Happy Together, shot directly after Fallen Angels but not released in the U.S. until 1998, is everything the director's previous film is not, but more so. Set in Buenos Aires, Happy Together stars Tony Leung and Leslie Cheung (both returning from Wong Kar-Wai's swordplay phantasma Ashes of Time, recently re-released theatrically in the U.S.) as the gay couple who've had enough of each other, but not, really, enough. It's a love story in decline, surrounded and enveloped once again by Christopher Doyle's sumptuous cinematography. Wong Kar-Wai being, well, Wong Kar-Wai, the visuals ricochet from blunt, brusque black and white to supersaturated signage, the better to invoke the broken demons of these two turbulent men as they slowly slide into mutual mental and sexual combat.
Happy Together is probably Wong's most assured (yet no less borderline avant-garde) film up to that point, and the collision of Eros, Thanatos, and hot, hot lust that boils up around nearly every sequence makes his recent American debut, the lovely but emotionally stillborn My Blueberry Nights, seem like yet another terrific argument against HK filmmakers (we're talking to you, John Woo) trekking over Hollywood way. Passionate and passionately shot – stories of endless retakes and colossal budget overruns on Happy Together have become the stuff of legend – this almost acts as a reality check against the more melodramatic neon-lit capers 'n' caterwauling of his previous films.
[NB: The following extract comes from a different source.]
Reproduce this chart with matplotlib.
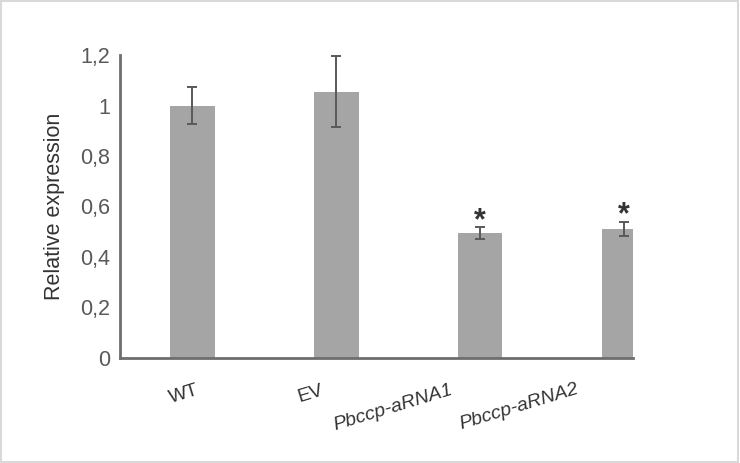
import matplotlib.pyplot as plt
import matplotlib.transforms as mtransforms
from matplotlib.patches import Rectangle

plt.rcParams['font.family'] = ['Liberation Sans', 'DejaVu Sans']

groups = ["WT", "EV", "Pbccp-aRNA1", "Pbccp-aRNA2"]
expression = [1.0, 1.055, 0.495, 0.512]
errors = [0.075, 0.14, 0.022, 0.027]
significant = [False, False, True, True]
y_ticks = [0, 0.2, 0.4, 0.6, 0.8, 1.0, 1.2]
y_tick_labels = ["0", "0,2", "0,4", "0,6", "0,8", "1", "1,2"]

fig = plt.figure(figsize=(7.4, 4.63), dpi=100)
ax = fig.add_axes([0.162, 0.227, 0.693, 0.654])

x = list(range(len(groups)))
ax.bar(x, expression, width=0.31, color="#a5a5a5", zorder=2)
ax.errorbar(x, expression, yerr=errors, fmt="none", ecolor="#595959",
            elinewidth=1.4, capsize=3.5, capthick=1.4, zorder=3)

# asterisks over the knock-down lines
for xi, v, e, s in zip(x, expression, errors, significant):
    if s:
        ax.text(xi, v + e - 0.035, "*", ha="center", va="bottom",
                fontsize=22, fontweight="bold", color="#333333")

ax.set_xlim(-0.503, 3.06)
ax.set_ylim(0, 1.2)
ax.set_yticks(y_ticks)
ax.set_yticklabels(y_tick_labels, fontsize=15.5, color="#595959")
ax.tick_params(axis="y", length=0, pad=7)
ax.tick_params(axis="x", length=0, pad=0)

ax.set_xticks(x)
ax.set_xticklabels(groups, fontsize=14, color="#333333", rotation=17,
                   ha="center", va="center", rotation_mode="anchor")
# Excel-style label placement (pixel shifts of each label centre)
offsets = [(-8, -36), (-26, -36), (-87, -50), (-105, -49)]
for lab, (dx, dy) in zip(ax.get_xticklabels(), offsets):
    if lab.get_text().startswith("Pbccp"):
        lab.set_style("italic")
    lab.set_transform(lab.get_transform() + mtransforms.ScaledTranslation(
        dx / 100, dy / 100, fig.dpi_scale_trans))

ax.set_ylabel("Relative expression", fontsize=15.5, color="#333333", labelpad=11)

for side in ["top", "right"]:
    ax.spines[side].set_visible(False)
for side in ["left", "bottom"]:
    ax.spines[side].set_color("#6e6e6e")
    ax.spines[side].set_linewidth(2)

fig.patches.append(Rectangle((0.001, 0.003), 0.996, 0.994, transform=fig.transFigure,
                             fill=False, edgecolor="#d9d9d9", linewidth=1.5))

fig.savefig("out.png", dpi=100)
Still, remastered from an HD transfer (a relative rarity in HK films until now) and with a boisterously sensual Dolby 5.1 stereo surround track – the better to capture all those sweaty tangos – the elegiac, steamy Happy Together is the sight and sound of Wong maturing out of the beautiful HK grime and into the bright, Argentine night. No matter where he and partner-in-grime Doyle find themselves, however, it's always the most arresting place the audience will find itself, shy of a time-ticket back to prehandover HK.